The Socioeconomic Conditions of Agricultural Women Labourers in Uttar Pradesh: A Case-Study of Muzaffarnagar and Baghpat District

2013 
A woman is the modern builder of any nation's destiny. Women are regarded as the backbone of the rural scene. Women workforce outside the four walls is larger in rural areas than in urban India. Most of the women perform various types of work for their livelihood, and agriculture is considered as the biggest unorganised sector in which a large number of rural women actively take part. Although women have always played a key role in agricultural production, their importance both as workers and as managers of farms has been growing, as an increasing number of men are moving onto non-farm jobs.

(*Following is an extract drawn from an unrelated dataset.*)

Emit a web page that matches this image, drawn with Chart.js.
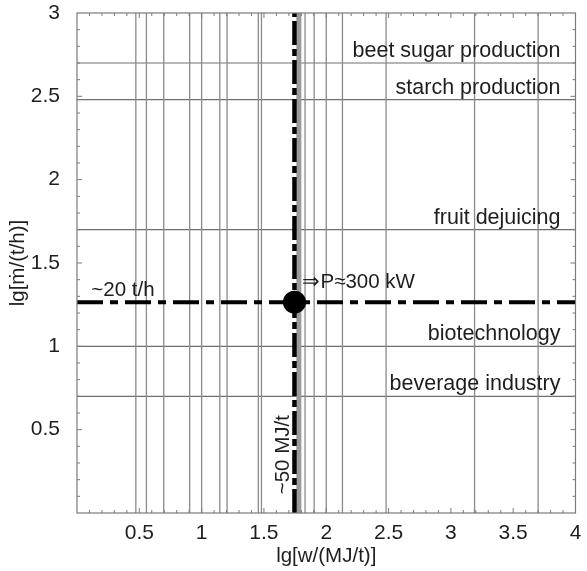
<!DOCTYPE html>
<html>
<head>
<meta charset="utf-8">
<script src="https://cdn.jsdelivr.net/npm/chart.js@4/dist/chart.umd.min.js"></script>
<style>
  html, body { margin: 0; padding: 0; background: #fff; }
  #wrap { width: 587px; height: 571px; }
</style>
</head>
<body>
<div id="wrap"><canvas id="chart" width="587" height="571"></canvas></div>
<script>
// lg of specific energy demand of the plants (vertical reference lines)
const energyLines = [0.472, 0.557, 0.696, 0.904, 1.0, 1.146, 1.204, 1.455, 1.48, 1.83, 1.903, 2.0, 2.13, 2.48, 3.19, 3.70];
// gray band just right of the design energy
const energyBand = [1.78];
// lg of throughput of the industry sectors (horizontal lines)
const sectorThroughput = [0.7, 1.0, 1.7, 2.48, 2.7];
const sectorNames = ['beverage industry', 'biotechnology', 'fruit dejuicing', 'starch production', 'beet sugar production'];
// operating point: ~20 t/h and ~50 MJ/t  =>  P ≈ 300 kW
const designThroughput = 1.265;
const designEnergy = 1.745;
const designLabels = ['~20 t/h', '~50 MJ/t', '⇒P≈300 kW'];
// axis ranges and tick labels
const xRange = [0, 4];
const yRange = [0, 3];
const xTickLabels = [0.5, 1, 1.5, 2, 2.5, 3, 3.5, 4];
const yTickLabels = [0.5, 1, 1.5, 2, 2.5, 3];
const axisTitles = ['lg[w/(MJ/t)]', 'lg[ṁ/(t/h)]'];

const FONT = '"Liberation Sans", Arial, sans-serif';
const TEXT = '#1e1e1e';

const datasets = [];
// operating point marker (first dataset is drawn on top)
datasets.push({
  type: 'scatter', data: [{ x: designEnergy, y: designThroughput }],
  pointRadius: 11.5, pointBackgroundColor: '#000', pointBorderColor: '#000', pointBorderWidth: 0, order: 0
});
// dash-dot design lines
datasets.push({
  type: 'line', data: [{ x: xRange[0], y: designThroughput }, { x: xRange[1], y: designThroughput }],
  borderColor: '#000', borderWidth: 4, borderDash: [26, 7, 8, 7], pointRadius: 0, order: 1
});
datasets.push({
  type: 'line', data: [{ x: designEnergy, y: yRange[0] }, { x: designEnergy, y: yRange[1] }],
  borderColor: '#000', borderWidth: 4.5, borderDash: [24, 4, 7, 4], pointRadius: 0, order: 1
});
energyBand.forEach(v => datasets.push({
  type: 'line', data: [{ x: v, y: yRange[0] }, { x: v, y: yRange[1] }],
  borderColor: '#9a9a9a', borderWidth: 5, pointRadius: 0, order: 2
}));
energyLines.forEach(v => datasets.push({
  type: 'line', data: [{ x: v, y: yRange[0] }, { x: v, y: yRange[1] }],
  borderColor: '#8a8a8a', borderWidth: 1.3, pointRadius: 0, order: 3
}));
sectorThroughput.forEach(v => datasets.push({
  type: 'line', data: [{ x: xRange[0], y: v }, { x: xRange[1], y: v }],
  borderColor: '#6e6e6e', borderWidth: 1.2, pointRadius: 0, order: 3
}));

// frame, inward minor ticks and text annotations
const decorations = {
  id: 'decorations',
  afterDatasetsDraw(chart) {
    const { ctx, chartArea: a, scales: { x, y } } = chart;
    ctx.save();
    ctx.strokeStyle = '#7a7a7a';
    ctx.lineWidth = 1.2;
    ctx.strokeRect(a.left, a.top, a.right - a.left, a.bottom - a.top);
    ctx.lineWidth = 1;
    ctx.beginPath();
    for (let i = 1; i < 40; i++) {
      const v = i / 10, len = (i % 5 === 0) ? 5 : 3;
      const px = x.getPixelForValue(v);
      ctx.moveTo(px, a.bottom); ctx.lineTo(px, a.bottom - len);
      ctx.moveTo(px, a.top); ctx.lineTo(px, a.top + len);
    }
    for (let i = 1; i < 30; i++) {
      const v = i / 10, len = (i % 5 === 0) ? 5 : 3;
      const py = y.getPixelForValue(v);
      ctx.moveTo(a.left, py); ctx.lineTo(a.left + len, py);
      ctx.moveTo(a.right, py); ctx.lineTo(a.right - len, py);
    }
    ctx.stroke();

    ctx.fillStyle = TEXT;
    ctx.font = '21.5px ' + FONT;
    ctx.textAlign = 'right';
    ctx.textBaseline = 'alphabetic';
    sectorThroughput.forEach((v, i) => {
      ctx.fillText(sectorNames[i], a.right - 15, y.getPixelForValue(v) - 6);
    });

    ctx.font = '20.5px ' + FONT;
    ctx.textAlign = 'left';
    const py = y.getPixelForValue(designThroughput);
    const px = x.getPixelForValue(designEnergy);
    ctx.fillText(designLabels[0], x.getPixelForValue(0.115), py - 6);
    ctx.fillText(designLabels[2], px + 8, py - 14);
    ctx.save();
    ctx.translate(px - 11, y.getPixelForValue(0.35));
    ctx.rotate(-Math.PI / 2);
    ctx.textAlign = 'center';
    ctx.textBaseline = 'middle';
    ctx.fillText(designLabels[1], 0, 0);
    ctx.restore();
    ctx.restore();
  }
};

const tickText = v => String(Math.round(v * 10) / 10);

new Chart(document.getElementById('chart'), {
  type: 'scatter',
  data: { datasets },
  options: {
    responsive: false,
    animation: false,
    events: [],
    layout: { padding: { top: 13, right: 10, left: 0, bottom: 0 } },
    plugins: { legend: { display: false }, tooltip: { enabled: false } },
    elements: { line: { tension: 0, fill: false } },
    scales: {
      x: {
        type: 'linear', min: xRange[0], max: xRange[1],
        afterBuildTicks: s => { s.ticks = xTickLabels.map(v => ({ value: v })); },
        afterFit: s => { s.height = 58; s.paddingLeft = 0; s.paddingRight = 0; },
        grid: { display: false }, border: { display: false },
        ticks: { font: { family: FONT, size: 21 }, color: TEXT, padding: 0, maxRotation: 0, callback: tickText },
        title: { display: true, text: axisTitles[0], font: { family: FONT, size: 20.5 }, color: TEXT, padding: { top: 0, bottom: 2 } }
      },
      y: {
        type: 'linear', min: yRange[0], max: yRange[1],
        afterBuildTicks: s => { s.ticks = yTickLabels.map(v => ({ value: v })); },
        afterFit: s => { s.width = 77; s.paddingTop = 0; s.paddingBottom = 0; },
        grid: { display: false }, border: { display: false },
        ticks: { font: { family: FONT, size: 21 }, color: TEXT, padding: 9, callback: tickText },
        title: { display: true, text: axisTitles[1], font: { family: FONT, size: 20.5 }, color: TEXT, padding: { top: 6, bottom: 0 } }
      }
    }
  },
  plugins: [decorations]
});
</script>
</body>
</html>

Agricultural labourers, mostly landless, constitute the poorest segment of the Indian agricultural population. They belong to the economically backward and oppressed section of the society. They mainly belong to the scheduled castes and other backward communities. They are basically unskilled and unorganised and work in farms of prosperous big farmers as casual workers on wages for a larger part of the year (Padhi, 2007). One of the most disquieting features of the rural economy of India during the past several decades has been its constantly increasing trend in the number of landless labourers. Factors like rapid growth of population, law of inheritance, rise in the cost of agricultural inputs and decline in small-scale industries have all been responsible for this increase The phenomena of under-employment, under-development and surplus population are simultaneously manifested in the daily lives and living of agricultural labourers.